-- Start --
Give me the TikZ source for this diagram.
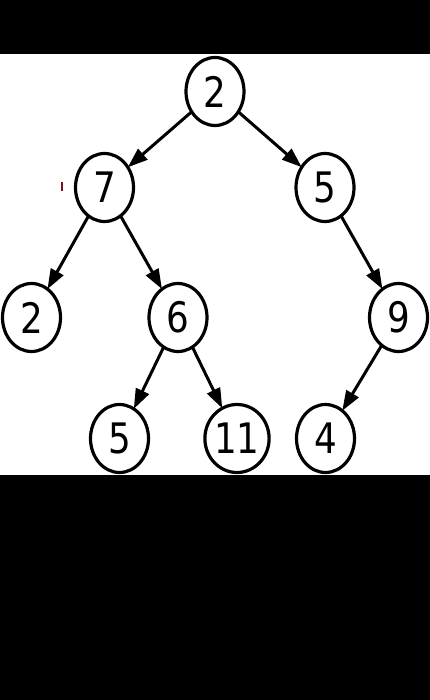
\documentclass[tikz,border=0pt]{standalone}
\usepackage{fontspec}
\setmainfont{DejaVu Sans}
\usepackage{graphicx}
\usetikzlibrary{shapes.geometric,arrows.meta}
\begin{document}
\begin{tikzpicture}[x=1pt,y=-1pt,
  tnode/.style={ellipse,draw=black,line width=3.2pt,minimum width=58pt,minimum height=68pt,inner sep=0pt,outer sep=0pt,font=\fontsize{42}{42}\selectfont},
  edge/.style={line width=3pt,-{Triangle[length=20pt,width=14pt]}}]
\fill[black] (0,0) rectangle (430,54);
\fill[white] (0,54) rectangle (430,475);
\fill[black] (0,475) rectangle (430,700);
\useasboundingbox (0,0) rectangle (430,700);
\node[tnode] (r)  at (215,91.5)  {\scalebox{0.85}[1]{2}};
\node[tnode] (a)  at (104.5,187.5) {\scalebox{0.85}[1]{7}};
\node[tnode] (b)  at (325,187.5) {\scalebox{0.85}[1]{5}};
\node[tnode] (c)  at (31.5,317.5) {\scalebox{0.85}[1]{2}};
\node[tnode] (d)  at (178,317.5) {\scalebox{0.85}[1]{6}};
\node[tnode] (e)  at (398.5,317.5) {\scalebox{0.85}[1]{9}};
\node[tnode] (f)  at (119.5,438.5) {\scalebox{0.85}[1]{5}};
\node[tnode] (g)  at (237,438.5) {\scalebox{0.85}[1]{11}};
\node[tnode] (h)  at (325.5,438.5) {\scalebox{0.85}[1]{4}};
\draw[edge] (r) -- (a);
\draw[edge] (r) -- (b);
\draw[edge] (a) -- (c);
\draw[edge] (a) -- (d);
\draw[edge] (b) -- (e);
\draw[edge] (d) -- (f);
\draw[edge] (d) -- (g);
\draw[edge] (e) -- (h);
\fill[fill={rgb,255:red,122;green,16;blue,32}] (61,182) rectangle (63,191);
\end{tikzpicture}
\end{document}
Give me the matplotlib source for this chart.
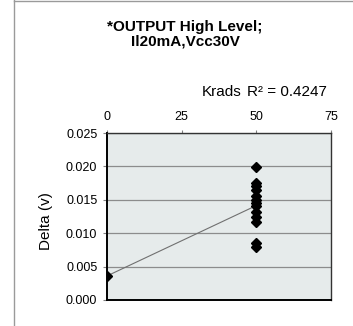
import numpy as np
from matplotlib import pyplot as plt
from matplotlib.lines import Line2D

plt.rcParams['font.family'] = ['Liberation Sans', 'DejaVu Sans']

# dose (Krads) and delta (V)
krads = [0, 50, 50, 50, 50, 50, 50, 50, 50, 50, 50, 50, 50, 50]
delta = [0.0036, 0.0199, 0.0175, 0.0170, 0.0165, 0.0155, 0.0150, 0.0145,
         0.0140, 0.0131, 0.0125, 0.0117, 0.0086, 0.0080]
x_ticks = [0, 25, 50, 75]
y_ticks = [0.000, 0.005, 0.010, 0.015, 0.020, 0.025]
title = '*OUTPUT High Level;\nIl20mA,Vcc30V'
r2_label = 'R² = 0.4247'

fig = plt.figure(figsize=(3.53, 3.26), dpi=100)
ax = fig.add_axes([107 / 353, 1 - 300 / 326, 224 / 353, 167 / 326])
ax.set_facecolor('#e6ebeb')

slope, icpt = np.polyfit(krads, delta, 1)
xs = np.array([min(krads), max(krads)])
ax.plot(xs, icpt + slope * xs, color='#707070', lw=0.8, zorder=2)
ax.plot(krads, delta, 'D', color='black', ms=5, zorder=3)

ax.set_xlim(0, 75)
ax.set_ylim(0, 0.025)
ax.set_xticks(x_ticks)
ax.set_yticks(y_ticks)
ax.set_yticklabels([f'{v:.3f}' for v in y_ticks])
ax.xaxis.tick_top()
ax.tick_params(axis='both', labelsize=9, width=0.8, color='#808080',
               direction='out')
ax.tick_params(axis='x', length=2.5, pad=4.5)
ax.tick_params(axis='y', length=3, pad=4)
ax.grid(axis='y', color='#8c8c8c', lw=0.9)
ax.set_axisbelow(True)
for side in ['left', 'bottom']:
    ax.spines[side].set_linewidth(1.4)
    ax.spines[side].set_color('black')
for side in ['top', 'right']:
    ax.spines[side].set_linewidth(1.0)
    ax.spines[side].set_color('#333333')
ax.set_ylabel('Delta (v)', fontsize=11, va='center')
ax.yaxis.set_label_coords(-0.272, 0.47)

fig.text(185 / 353, 1 - 34 / 326, title, ha='center', va='center',
         fontsize=11, fontweight='bold', linespacing=1.05)
fig.text(201.5 / 353, 1 - 91.5 / 326, 'Krads', ha='left', va='center', fontsize=11)
fig.text(247 / 353, 1 - 91.5 / 326, r2_label, ha='left', va='center', fontsize=11)

# outer chart border (only left and top are inside the picture)
fig.add_artist(Line2D([13.5 / 353, 13.5 / 353], [0, 1], color='#9a9a9a', lw=1.0))
fig.add_artist(Line2D([13.5 / 353, 1], [1 - 0.5 / 326, 1 - 0.5 / 326], color='#9a9a9a', lw=1.0))

fig.savefig('out.png', dpi=100)
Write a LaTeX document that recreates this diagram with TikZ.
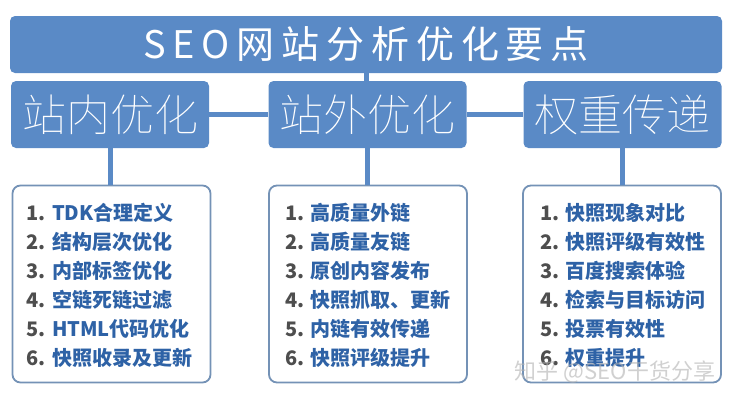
\documentclass[tikz,border=0pt]{standalone}
\usepackage{fontspec}
\usepackage{tikz}
\newfontfamily\cjk{Noto Sans CJK SC}
\newfontfamily\cjkduenn{Noto Sans CJK SC Thin}
\definecolor{kasten}{HTML}{5A8AC6}
\definecolor{rand}{HTML}{7492B6}
\definecolor{schrift}{HTML}{2E62A6}
\definecolor{nummer}{HTML}{4E4E4E}

\tikzset{
	titel/.style={fill=kasten, rounded corners=5pt, text=white, inner sep=0pt},
	bereich/.style={titel, minimum width=198pt, minimum height=67pt, font=\cjkduenn\fontsize{44}{44}\selectfont},
	liste/.style={draw=rand, line width=1.8pt, fill=white, rounded corners=8pt, minimum width=198pt, minimum height=197pt},
	verbindung/.style={draw=kasten, line width=5pt},
	punkt/.style={anchor=west, inner sep=0pt, text=schrift, font=\cjk\bfseries\fontsize{20}{20}\selectfont},
}

\begin{document}
\begin{tikzpicture}[x=1pt,y=-1pt]
		\useasboundingbox (0,0) rectangle (733,402);
		%Überschrift
		\node[titel, minimum width=712pt, minimum height=57pt] (T) at (366,44.5)
		{\cjk\fontsize{38}{38}\selectfont\addfontfeature{LetterSpace=18}SEO网站分析优化要点};
		
		%die drei Bereiche
		\node[bereich] (innen) at (110,114.5) {站内优化};
		\node[bereich] (aussen) at (367.5,114.5) {站外优化};
		\node[bereich] (gewicht) at (622.5,114.5) {权重传递};
		
		%Listen
		\node[liste] (Linnen) at (111.5,284) {};
		\node[liste] (Laussen) at (368,284) {};
		\node[liste] (Lgewicht) at (622,284) {};
		
		\path[verbindung]
		(T.south) edge (T.south |- aussen.north)
		(innen.east) edge (aussen.west)
		(aussen.east) edge (gewicht.west)
		(innen.south) edge (innen.south |- Linnen.north)
		(aussen.south) edge (aussen.south |- Laussen.north)
		(gewicht.south) edge (gewicht.south |- Lgewicht.north);
		
		\foreach \t [count=\i] in {TDK合理定义,结构层次优化,内部标签优化,空链死链过滤,HTML代码优化,快照收录及更新}
		\node[punkt] (a\i) at ([xshift=15pt]Linnen.west |- 0,184+29*\i) {\textcolor{nummer}{\i.} \t};
		
		\foreach \t [count=\i] in {高质量外链,高质量友链,原创内容发布,快照抓取、更新,内链有效传递,快照评级提升}
		\node[punkt] (b\i) at ([xshift=17pt]Laussen.west |- 0,184+29*\i) {\textcolor{nummer}{\i.} \t};
		
		\foreach \t [count=\i] in {快照现象对比,快照评级有效性,百度搜索体验,检索与目标访问,投票有效性,权重提升}
		\node[punkt] (c\i) at ([xshift=18pt]Lgewicht.west |- 0,184+29*\i) {\textcolor{nummer}{\i.} \t};
		
		\node[text=gray!60, opacity=0.6, font=\cjk\fontsize{22}{22}\selectfont] (zeichen) at (615,372) {知乎 @SEO干货分享};
		
\end{tikzpicture}
\end{document}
-- End --
**Prompt:** In the lines above, locate the string "diagram". Copy every line where it occurs.

**Output for this exercise:**
Give me the TikZ source for this diagram.
Write a LaTeX document that recreates this diagram with TikZ.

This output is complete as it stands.